Debemos admitir que la Venezuela de hoy es un país dividido, gobernado por una pretensión hegemónica, que ignora y desprecia a los millones de ciudadanos que no la aceptamos y que pretende imponernos un modelo de sociedad radical en la cual una mayoría circunstancial y fuertemente cuestionada en su legitimidad política y en su accionar administrativo, trata de rechazar, prescindir y desconocer a la nueva diversidad del país que a lo largo del tiempo que esta dictadura lleva en el poder, se ha formado.

El gobierno, a pesar de los intentos desplegados a lo largo del tiempo, no ha logrado alcanzar la mayoría aplastante que pretende y ahora amenaza, persigue, acosa y mata a los cientos de miles de hombres y mujeres cuya dignidad les induce tenazmente a no permitir pasivamente que se sigan sucediendo las tropelías y perversas artimañas de las que se vale este régimen. La mayoría de los venezolanos no aceptan y luchan contra un proceso político que trata de instaurar una estructura de amos y esclavos, garantizada por mercenarios uniformados y grupos de irregulares armados.

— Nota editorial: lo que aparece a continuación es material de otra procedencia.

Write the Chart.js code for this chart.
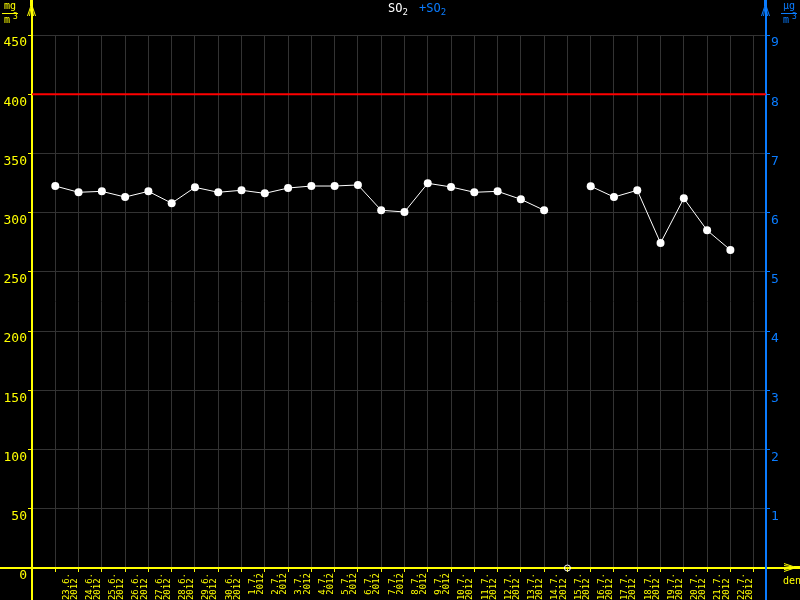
<!DOCTYPE html>
<html>
<head>
<meta charset="utf-8">
<script src="https://cdn.jsdelivr.net/npm/chart.js@4.4.1/dist/chart.umd.min.js"></script>
<style>
  html, body { margin: 0; padding: 0; background: #000; }
  canvas { display: block; background: #000; }
</style>
</head>
<body>
<canvas id="so2Chart" width="800" height="600"></canvas>
<script>
// --- data ---
const dates = ['23.6.', '24.6.', '25.6.', '26.6.', '27.6.', '28.6.', '29.6.', '30.6.',
  '1.7.', '2.7.', '3.7.', '4.7.', '5.7.', '6.7.', '7.7.', '8.7.', '9.7.', '10.7.',
  '11.7.', '12.7.', '13.7.', '14.7.', '15.7.', '16.7.', '17.7.', '18.7.', '19.7.',
  '20.7.', '21.7.', '22.7.'];
const year = '2012';
const so2 = [322.5, 317.2, 318, 313.2, 318, 308, 321.4, 317.2,
  318.9, 316.3, 320.8, 322.5, 322.5, 323.4, 302, 300.6, 324.8, 321.7,
  317.2, 318, 311.3, 302, null, 322.3, 313.2, 318.9, 274.4,
  312.1, 285.1, 268.5];
const limitValue = 400;
const leftTicks = [0, 50, 100, 150, 200, 250, 300, 350, 400, 450];
const rightTicks = [1, 2, 3, 4, 5, 6, 7, 8, 9];

const YELLOW = '#ffff00';
const BLUE = '#0a7cff';
const GRID = '#333333';
const MONO = 'DejaVu Sans Mono';
const X_MAX = 30.53;

// little arrow heads like the original plot
function arrowUp(ctx, x, color) {
  ctx.strokeStyle = color;
  ctx.fillStyle = color;
  ctx.lineWidth = 1;
  ctx.fillRect(x - 1, 0, 3, 6);
  [-4, -2, 2, 4].forEach(function(dx) {
    ctx.beginPath();
    ctx.moveTo(x + 0.5, 4);
    ctx.lineTo(x + 0.5 + dx, 16);
    ctx.stroke();
  });
}

function arrowRight(ctx, y, color) {
  ctx.strokeStyle = color;
  ctx.fillStyle = color;
  ctx.lineWidth = 1;
  ctx.fillRect(794, y - 1, 6, 3);
  [-4, -2, 2, 4].forEach(function(dy) {
    ctx.beginPath();
    ctx.moveTo(796, y + 0.5);
    ctx.lineTo(784, y + 0.5 + dy);
    ctx.stroke();
  });
}

function unitLabel(ctx, x, top, num, color) {
  ctx.fillStyle = color;
  ctx.strokeStyle = color;
  ctx.textBaseline = 'alphabetic';
  ctx.textAlign = 'left';
  ctx.font = '10px ' + MONO;
  ctx.fillText(num, x + 1, top + 7);
  ctx.lineWidth = 1;
  ctx.beginPath();
  ctx.moveTo(x - 1, top + 11.5);
  ctx.lineTo(x + 15, top + 11.5);
  ctx.stroke();
  ctx.fillText('m', x + 1, top + 21);
  ctx.font = '8px ' + MONO;
  ctx.fillText('3', x + 10, top + 17);
}

const decorPlugin = {
  id: 'decor',
  beforeDatasetsDraw(chart) {
    const ctx = chart.ctx;
    const a = chart.chartArea;
    ctx.save();
    ctx.lineWidth = 2;
    // bottom axis
    ctx.strokeStyle = YELLOW;
    ctx.beginPath();
    ctx.moveTo(0, a.bottom);
    ctx.lineTo(796, a.bottom);
    ctx.stroke();
    // left axis
    ctx.beginPath();
    ctx.moveTo(a.left, 4);
    ctx.lineTo(a.left, 600);
    ctx.stroke();
    // right axis
    ctx.strokeStyle = BLUE;
    ctx.beginPath();
    ctx.moveTo(a.right, 4);
    ctx.lineTo(a.right, 600);
    ctx.stroke();
    arrowUp(ctx, Math.round(a.left) - 1, YELLOW);
    arrowUp(ctx, Math.round(a.right) - 1, BLUE);
    arrowRight(ctx, Math.round(a.bottom) - 1, YELLOW);
    ctx.restore();
  },
  afterDraw(chart) {
    const ctx = chart.ctx;
    ctx.save();
    // title: SO2 (white) +SO2 (blue)
    ctx.textBaseline = 'top';
    ctx.textAlign = 'left';
    let x = 388;
    ctx.font = '12px ' + MONO;
    ctx.fillStyle = '#ffffff';
    ctx.fillText('SO', x, 3);
    x += ctx.measureText('SO').width;
    ctx.font = '9px ' + MONO;
    ctx.fillText('2', x, 8);
    x = 419;
    ctx.font = '12px ' + MONO;
    ctx.fillStyle = BLUE;
    ctx.fillText('+SO', x, 3);
    x += ctx.measureText('+SO').width;
    ctx.font = '9px ' + MONO;
    ctx.fillText('2', x, 8);

    unitLabel(ctx, 3, 2, 'mg', YELLOW);
    unitLabel(ctx, 782, 2, 'µg', BLUE);

    ctx.fillStyle = YELLOW;
    ctx.font = '10px ' + MONO;
    ctx.textBaseline = 'alphabetic';
    ctx.fillText('den', 783, 584);
    ctx.restore();
  }
};

const points = so2.map(function(v, i) { return { x: i, y: v }; });
const missing = [];
so2.forEach(function(v, i) { if (v === null) missing.push({ x: i, y: 0 }); });

const ctx = document.getElementById('so2Chart').getContext('2d');
new Chart(ctx, {
  type: 'line',
  data: {
    datasets: [
      {
        label: 'limit',
        data: [{ x: -1, y: limitValue }, { x: X_MAX, y: limitValue }],
        borderColor: '#ff0000',
        borderWidth: 2,
        pointRadius: 0,
        yAxisID: 'y'
      },
      {
        label: 'SO2',
        data: points,
        borderColor: '#ffffff',
        borderWidth: 1,
        pointRadius: 4,
        pointBackgroundColor: '#ffffff',
        pointBorderColor: '#ffffff',
        pointBorderWidth: 0,
        spanGaps: false,
        tension: 0,
        yAxisID: 'y'
      },
      {
        label: 'missing',
        data: missing,
        showLine: false,
        pointRadius: 3,
        pointBackgroundColor: 'rgba(0,0,0,0)',
        pointBorderColor: '#ffffff',
        pointBorderWidth: 1,
        clip: false,
        yAxisID: 'y'
      }
    ]
  },
  options: {
    responsive: false,
    animation: false,
    devicePixelRatio: 1,
    layout: { padding: { top: 35, left: 0, right: 0, bottom: 0 } },
    plugins: {
      legend: { display: false },
      tooltip: { enabled: false }
    },
    scales: {
      x: {
        type: 'linear',
        min: -1,
        max: X_MAX,
        afterFit: function(s) { s.height = 32; },
        border: { display: false },
        grid: { color: GRID, tickColor: YELLOW, tickLength: 4, lineWidth: 1 },
        ticks: {
          stepSize: 1,
          autoSkip: false,
          minRotation: 90,
          maxRotation: 90,
          padding: 1,
          labelOffset: 11,
          color: YELLOW,
          font: { family: MONO, size: 9, lineHeight: 0.9 },
          callback: function(v) {
            const d = dates[v];
            if (!Number.isInteger(v) || d === undefined) return '';
            return [d, year + ' '.repeat(Math.max(0, d.length - year.length))];
          }
        }
      },
      y: {
        position: 'left',
        min: 0,
        max: 450,
        afterFit: function(s) { s.width = 32; },
        afterBuildTicks: function(s) { s.ticks = leftTicks.map(function(v) { return { value: v }; }); },
        border: { display: false },
        grid: { color: GRID, tickColor: YELLOW, tickLength: 4 },
        ticks: {
          padding: 1,
          labelOffset: 8,
          color: YELLOW,
          font: { family: MONO, size: 13 }
        }
      },
      y1: {
        position: 'right',
        min: 0,
        max: 9,
        afterFit: function(s) { s.width = 34; },
        afterBuildTicks: function(s) { s.ticks = rightTicks.map(function(v) { return { value: v }; }); },
        border: { display: false },
        grid: { drawOnChartArea: false, tickColor: BLUE, tickLength: 4 },
        ticks: {
          padding: 1,
          labelOffset: 8,
          color: BLUE,
          font: { family: MONO, size: 13 }
        }
      }
    }
  },
  plugins: [decorPlugin]
});
</script>
</body>
</html>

El régimen no entiende, ni tampoco le interesa hacerlo, que el factor fundamental y decisivo de la evolución social y política de Venezuela no son las élites que ha auspiciado, sino aquellos sectores populares anónimos, trabajadores, obreros, campesinos, estudiantes, desempleados, soldados, amas de casa y en general todos los grupos organizados, o no, que hacen vida en nuestro país.

La dirigencia opositora, por su parte, tiene que orientar y canalizar las enormes potencialidades de esos grupos para ponerle fin a este régimen, mediante una acción política de profunda raigambre unitaria y con un mensaje cuyo contenido privilegie el cambio del régimen y la consecuente modernización del país. El debate sin duda está sobre la mesa, pues la evidente radicalización del modelo gubernamental, entendido como proceso, no puede dar lugar a improvisaciones de nuestra parte, ya que son muchos los actores e intereses que están en juego.

Este es un tema que no se puede ignorar y debe discutirse en todos los escenarios posibles y con la inclusión de la mayor parte de sectores sociales, donde se exponga la visión de cada uno para procurar un consenso real vinculante que refleje la complejidad de la sociedad que se enfrenta al régimen y el peso de nuestras razones para oponernos a la descabellada pretensión gubernamental de crear una sociedad que excluya a quienes no la aceptan. Los odios ideológicos, los recelos y el miedo, deben ser excluidos de nuestro talante, hay que trabajar en la construcción de un nuevo consenso social de respeto a los derechos humanos y reconocimiento del disenso, promoviendo la comprensión mutua, la tolerancia, el respeto y posibilidades de desarrollo.

La convivencia nacional se ha visto deteriorada por discursos gubernamentales que ensalzan la violencia, la separación y un camino de destrucción de la realidad político-social. No debemos permitirlo, porque lo que se impone en esta coyuntura es un proceso continuo de reconstrucción del tejido social y de instituciones legítimas y legales constituidas bajo un orden democrático estable. Es obligar al gobierno, con la fuerza que nos debiera conferir una férrea unidad, a entrar en un diálogo abierto, para hacer frente a la violencia política que se ha hecho presente y proyectar con bases sólidas un futuro viable para todos. No es posible pensar en el avance de un proceso de desarrollo sustentable cuando no se reconoce la diversidad política. Entonces, las libertades e institucionalidad democrática que todavía subsisten se mostrarán insuficientes para abordar los problemas estructurales de fondo. Hay nuevos líderes regionales que llaman a la búsqueda de soluciones expeditas que son ignoradas y descalificadas por parte del gobierno y, como es obvio, comienzan a pasar nuevamente a primer plano del debate político las heridas nunca cicatrizadas de los anteriores enfrentamientos.

Sin dudas, el entendimiento entre nosotros y la reconciliación parecen ser nuestra única salida como país.

Pero, promover una reconciliación supone: a) la edificación institucional de la democracia y el Estado de derecho, b) el poder contar con instituciones políticas y judiciales respetadas y creíbles para la administración y solución de conflictos por vías no violentas, c) llegar a un consenso sobre lo que no es aceptable promover y los medios que resulta inaceptable emplear para proteger los intereses propios, por legítimos que sean. Finalmente, el reconocimiento por parte del régimen de la dignidad y el estatus de las personas y grupos políticos disidentes y la aceptación gubernamental que son merecedores del pleno respeto y goce de sus derechos.